Before this additional experiment, the time cost was expected to be the shortest in the case of “auditory+tactile.” However, this hypothesis was not observed in this experiment. Searching the entire space without prior information was not a time-consuming task, as it only took approximately \(2\,\mathrm {s}\) for the participants to fumble around the area with their hands. Nevertheless, considering that the standard deviation for the “auditory+tactile” condition is the smallest, it was confirmed that the combination of sound and haptic feedback facilitated the search of the icon.

To avoid confusion, we reconfirm the purpose of the combination of auditory and tactile sensations as follows. The role of the sound is to notify the user of the existence and attributes of the icon around the user. Tactile sensation is necessary to determine the exact location and operate the icon. Therefore, even if the localization time for the tactile-only condition is short, it does not mean that the auditory cue is unnecessary.

5 Conclusion and Future Works

In this study, we proposed a sound-image icon and examined the basic feasibility of icon localization.
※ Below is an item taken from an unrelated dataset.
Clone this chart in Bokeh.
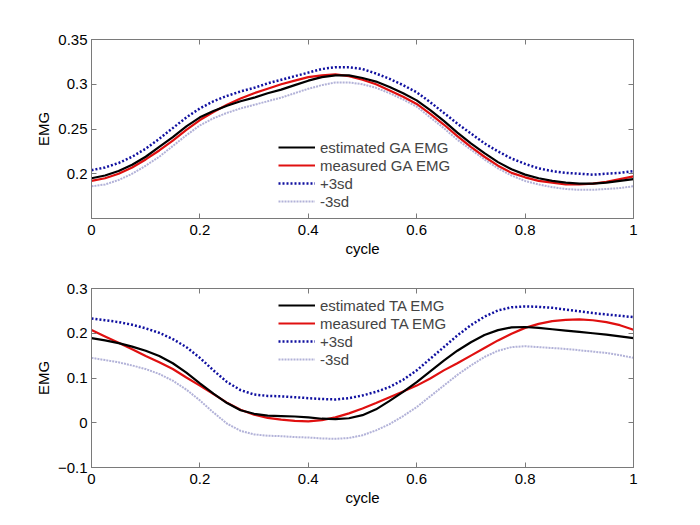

The sound-image icon represents the virtual existence of sound and haptics without visual presentation. Through the research, we confirmed that the participants could search and estimate the location of a single icon in an efficient manner using their tactile and auditory senses. For future work, we will investigate the possibility of efficiently displaying multiple icons.

We used a headset as a sound display device, as this was a feasibility study to examine the effectiveness of the auditory–haptic integration. However, it is also possible to produce binaural sounds in a non-contact manner using airborne ultrasound  [12]. Performing a detailed operation using the sound-image icon was beyond the scope of this paper, and it would be the next important challenge of the sound-image icon.